Like the disillusioned Aaron Franks in An End to Running, I eventually returned to England, and continued to read Lynne Reid Banks. We began a correspondence. By then she was done with writing about Israel, and had moved on to children’s books, encouraged by the success of The Indian in the Cupboard. “Perhaps I shan’t ever write another novel about Israel,” she wrote to me. “I really feel so much pain about it, I can’t do the necessary standing back.”
*
One summer weekend in the late 1980s, a glorious day when England looks and feels as it does in an Ivory Merchant film, all softness and dappled light, I took a train to Dorset, where Lynne Reid Banks was living with her husband on an old farmhouse surrounded by fields and sky. We had lunch. I jumped in their pool, alert to my youth in front of this elderly couple as I did laps back and forth. I had a sense of myself as others might see me, young and virile and swimming into my future, a less tortured Aaron Franks.
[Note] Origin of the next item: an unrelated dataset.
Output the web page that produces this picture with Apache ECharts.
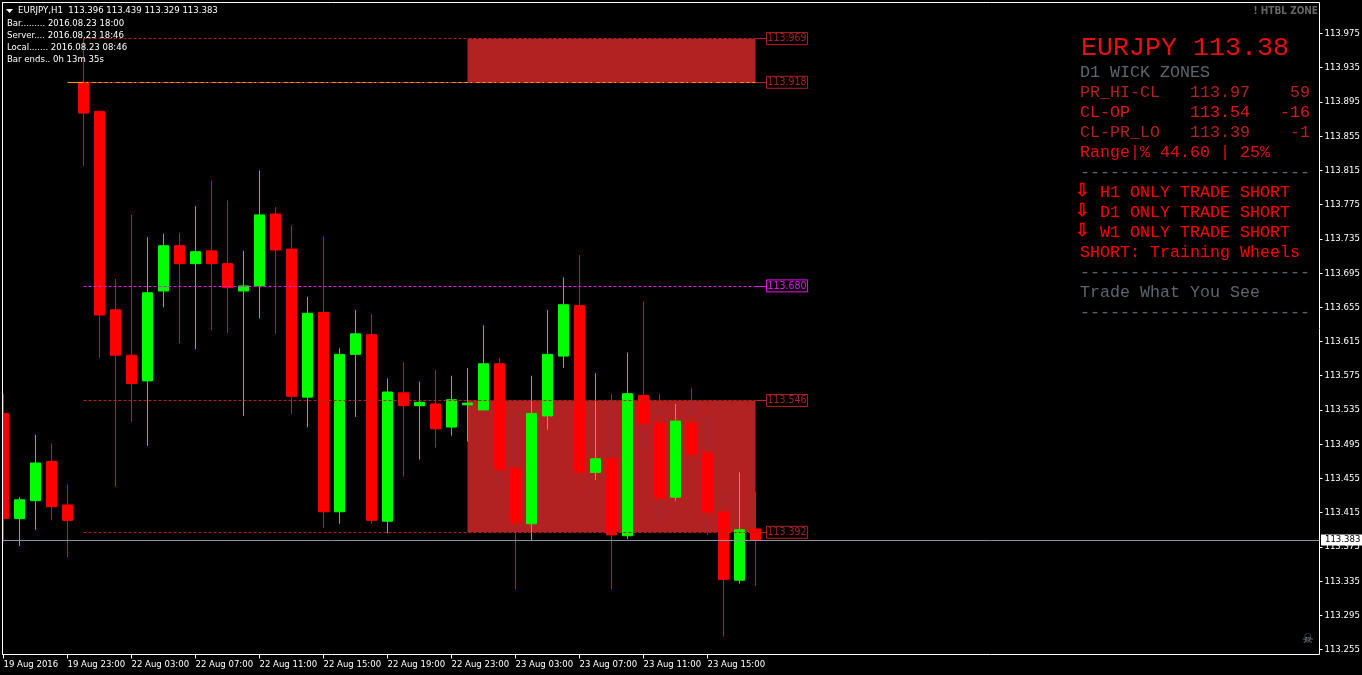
<!DOCTYPE html>
<html>
<head>
<meta charset="utf-8">
<style>html,body{margin:0;padding:0;background:#000;overflow:hidden}#c{width:1362px;height:675px}</style>
<script src="https://cdn.jsdelivr.net/npm/echarts@6/dist/echarts.min.js"></script>
</head>
<body>
<div id="c"></div>
<script>
const opens=[113.531,113.408,113.429,113.475,113.424,113.918,113.884,113.652,113.599,113.569,113.674,113.727,113.706,113.721,113.706,113.674,113.680,113.764,113.723,113.550,113.649,113.416,113.600,113.623,113.405,113.555,113.540,113.542,113.515,113.541,113.535,113.589,113.467,113.402,113.528,113.598,113.657,113.462,113.478,113.388,113.552,113.520,113.433,113.520,113.485,113.416,113.336,113.396];
const closes=[113.408,113.430,113.473,113.422,113.406,113.882,113.646,113.599,113.566,113.672,113.727,113.706,113.720,113.706,113.678,113.680,113.763,113.722,113.551,113.648,113.416,113.600,113.624,113.406,113.556,113.540,113.544,113.513,113.547,113.543,113.589,113.465,113.403,113.531,113.600,113.658,113.462,113.478,113.389,113.554,113.519,113.432,113.522,113.483,113.415,113.337,113.395,113.383];
const highs=[113.554,113.433,113.506,113.496,113.448,113.969,113.884,113.688,113.763,113.737,113.741,113.742,113.773,113.803,113.780,113.721,113.815,113.772,113.751,113.667,113.738,113.607,113.652,113.647,113.572,113.591,113.568,113.582,113.575,113.584,113.634,113.596,113.531,113.575,113.652,113.690,113.716,113.578,113.554,113.602,113.662,113.554,113.542,113.561,113.534,113.438,113.462,113.439];
const lows=[113.381,113.376,113.395,113.406,113.363,113.820,113.596,113.445,113.521,113.493,113.655,113.613,113.606,113.628,113.625,113.528,113.642,113.624,113.530,113.515,113.397,113.402,113.527,113.402,113.391,113.457,113.477,113.491,113.505,113.498,113.535,113.439,113.325,113.382,113.512,113.584,113.447,113.453,113.325,113.384,113.488,113.402,113.429,113.474,113.389,113.270,113.332,113.329];
const timeTicks=[0,4,8,12,16,20,24,28,32,36,40,44];
const timeLabels=['19 Aug 2016','19 Aug 23:00','22 Aug 03:00','22 Aug 07:00','22 Aug 11:00','22 Aug 15:00','22 Aug 19:00','22 Aug 23:00','23 Aug 03:00','23 Aug 07:00','23 Aug 11:00','23 Aug 15:00'];
const priceTicks=[113.975,113.935,113.895,113.855,113.815,113.775,113.735,113.695,113.655,113.615,113.575,113.535,113.495,113.455,113.415,113.375,113.335,113.295,113.255];
const levels=[113.969,113.918,113.680,113.546,113.392];
const levelColors=['#b22222','#b22222','#ee11ee','#b22222','#b22222'];
const zones=[[113.969,113.918],[113.546,113.392]];
const lastPrice=113.383;

const NARROW='"DejaVu Sans Condensed","DejaVu Sans",sans-serif';
const MONO='"Liberation Mono",monospace';
const RED='#ff0000', DIM='#b22222', GREY='#5c666e';
const xMin=-0.0625,xMax=82.25,yMin=113.24920,yMax=114.01123;
const zoneFrom=29,lineTo=47,stubTo=47.69;

const candles=opens.map((o,i)=>[i,o,closes[i],lows[i],highs[i]]);
const solid=(p,a,b,color,label)=>[{coord:[a,p],lineStyle:{color,type:'solid',width:1},label},{coord:[b,p]}];
const dashed=(p,a,b,color,type)=>[{coord:[a,p],lineStyle:{color,type:type||[3,2],width:1},label:{show:false}},{coord:[b,p]}];
const boxLabel=c=>({show:true,position:'end',distance:0,color:c==='#b22222'?'#a82020':c,fontFamily:NARROW,fontSize:10.5,lineHeight:12,borderColor:c,borderWidth:1,padding:[0,1,0,1]});
const lineData=[];
levels.forEach((p,k)=>{
  const c=levelColors[k];
  if(p===113.918){
    lineData.push(dashed(p,4,lineTo,'#ffa500',[21,3]));
    lineData.push(dashed(p,5,lineTo,'#d83018',[3,3]));
  } else lineData.push(dashed(p,5,lineTo,c));
  lineData.push(solid(p,lineTo,stubTo,c,Object.assign(boxLabel(c),{formatter:p.toFixed(3)})));
});
lineData.push(solid(lastPrice,xMin,xMax,'#8594a4',{show:true,position:'end',distance:1.5,formatter:lastPrice.toFixed(3),color:'#000',backgroundColor:'#fff',fontFamily:NARROW,fontSize:9.5,lineHeight:11,padding:[0,6,0,4]}));

function t(x,y,text,fill,size,font,extra){
  return {type:'text',x,y,silent:true,z:20,style:Object.assign({text,fill,fontSize:size,fontFamily:font,verticalAlign:'middle',align:'left'},extra||{})};
}
const dashes='-----------------------';
const ARROW='"DejaVu Sans",sans-serif';
const arrowStyle={stroke:RED,lineWidth:0.5};
const g=[
  {type:'rect',silent:true,z:19,shape:{x:0,y:3,width:2,height:651},style:{fill:'#000'}},
  {type:'rect',silent:true,z:19,shape:{x:2,y:2,width:1,height:653},style:{fill:'#fff'}},
  {type:'polygon',silent:true,z:20,shape:{points:[[6,9],[13,9],[9.5,13]]},style:{fill:'#fff'}},
  t(18,10.5,'EURJPY,H1  113.396 113.439 113.329 113.383','#fff',9.5,NARROW),
  t(7,23.5,'Bar......... 2016.08.23 18:00','#fff',9.5,NARROW),
  t(7,35.5,'Server.... 2016.08.23 18:46','#fff',9.5,NARROW),
  t(7,47.5,'Local....... 2016.08.23 08:46','#fff',9.5,NARROW),
  t(7,59.5,'Bar ends.. 0h 13m 35s','#fff',9.5,NARROW),
  t(1318,11,'! HTBL ZONE','#666',10,NARROW,{align:'right',fontWeight:'bold'}),
  t(1081,48,'EURJPY 113.38','#e81010',26.67,MONO),
  t(1080,72.5,'D1 WICK ZONES',GREY,16.67,MONO),
  t(1080,92.5,'PR_HI-CL   113.97    59',DIM,16.67,MONO),
  t(1080,112.5,'CL-OP      113.54   -16','#e01818',16.67,MONO),
  t(1080,132.5,'CL-PR_LO   113.39    -1',DIM,16.67,MONO),
  t(1080,152.5,'Range|% 44.60 | 25%','#e81010',16.67,MONO),
  t(1080,172.5,dashes,GREY,16.67,MONO),
  t(1075,191,'\u21E9',RED,18,ARROW,arrowStyle),
  t(1100,192.5,'H1 ONLY TRADE SHORT',RED,16.67,MONO),
  t(1075,211,'\u21E9',RED,18,ARROW,arrowStyle),
  t(1100,212.5,'D1 ONLY TRADE SHORT',RED,16.67,MONO),
  t(1075,231,'\u21E9',RED,18,ARROW,arrowStyle),
  t(1100,232.5,'W1 ONLY TRADE SHORT',RED,16.67,MONO),
  t(1080,252.5,'SHORT: Training Wheels',RED,16.67,MONO),
  t(1080,272.5,dashes,GREY,16.67,MONO),
  t(1080,292.5,'Trade What You See',GREY,16.67,MONO),
  t(1080,312.5,dashes,GREY,16.67,MONO),
  t(1302,640,'\u2620','#7c8894',13,ARROW)
];

const chart=echarts.init(document.getElementById('c'),null,{renderer:'canvas'});
chart.setOption({
  animation:false,
  backgroundColor:'#000',
  grid:{left:2.5,top:2.5,width:1317,height:652,show:true,borderColor:'#fff',borderWidth:1,backgroundColor:'transparent',containLabel:false,outerBoundsMode:'none'},
  tooltip:{show:false},
  xAxis:{type:'value',min:xMin,max:xMax,splitLine:{show:false},axisLine:{show:false,onZero:false},
    axisTick:{show:true,length:4,lineStyle:{color:'#fff',width:1},customValues:timeTicks},
    axisLabel:{show:true,align:'left',margin:5,color:'#fff',fontFamily:NARROW,fontSize:9.5,customValues:timeTicks,hideOverlap:false,showMinLabel:true,showMaxLabel:true,
      formatter:v=>timeLabels[timeTicks.indexOf(Math.round(v))]||''}},
  yAxis:{type:'value',position:'right',min:yMin,max:yMax,scale:true,splitLine:{show:false},axisLine:{show:false,onZero:false},
    axisTick:{show:true,length:3,lineStyle:{color:'#fff',width:1},customValues:priceTicks},
    axisLabel:{show:true,margin:5,color:'#fff',fontFamily:NARROW,fontSize:9.5,customValues:priceTicks,hideOverlap:false,showMinLabel:true,showMaxLabel:true,
      formatter:v=>v.toFixed(3)}},
  series:[
    {type:'candlestick',name:'EURJPY,H1',data:candles,barWidth:10,
      itemStyle:{color:'#00ff00',color0:'#ff0000',borderColor:'#00ff00',borderColor0:'#ff0000',borderWidth:1},z:2},
    {type:'line',name:'levels',data:[],silent:true,z:3,
      markArea:{silent:true,itemStyle:{color:'#b22222',opacity:1},z:1,
        data:zones.map(z=>[{coord:[zoneFrom,z[0]]},{coord:[lineTo,z[1]]}])},
      markLine:{silent:true,symbol:'none',animation:false,z:5,precision:3,data:lineData}}
  ],
  graphic:g
});
</script>
</body>
</html>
On that visit I brought with me a first edition of Children at the Gate, set during the Six Day War and published in 1968. Reading it you can hear Banks beginning to question where Israel was heading, the trap it was setting for itself through conquest and occupation. It was Banks, a news journalist before she was a novelist, who made me see most clearly that Israel had become an apartheid state, and that it would only get worse.
That afternoon in Dorset, I’d cut my thumb on a thumb tack while grabbing for a copy of Children at the Gate on the floor of a used bookstore dusty with neglect. I’d arrived at the farmhouse sporting a band-aid, but triumphantly thrusting forth my find, a first edition. On the title page, Banks wrote, “For Aaron, who spilt blood for this book.”
Now when I look at the book and see that signature and read that message I am taken back to that gauzy English afternoon, to the kindness of an author who didn’t have to take such an interest in a callow young man. My nostalgia for the past is insidious and inescapable. In some ways I am always the young guest in my idol’s home.
Banks was still living when I started retrieving these fragmented memories. On Friday I awoke to the news that she had died, aged 94. Earlier this year I’d found her writer’s portal online and wrote her a letter in which I recalled my afternoon at her Dorset farmhouse, swimming in the pool. Would she perhaps consent to an interview? She wrote back shortly afterwards to say she would, adding that since her hearing was going, an email exchange would work best:
Please remember I’m 95 in July and my hearing is pretty ropey, and I sometimes get a little muddled, especially with memories… FYI, my 49th book, The Red Red Dragon was published in hardback at the end of ’22 and comes out in paperback this August. I’m excited.
Is there anything more encouraging than a writer at the age of 94 looking forward to publication day?
That was the last I heard from Lynne Reid Banks. I’d left it too late. But I took a small measure of solace from having told her how much her work had meant to me. A writer should know how they’ve touched and shaped a reader’s life.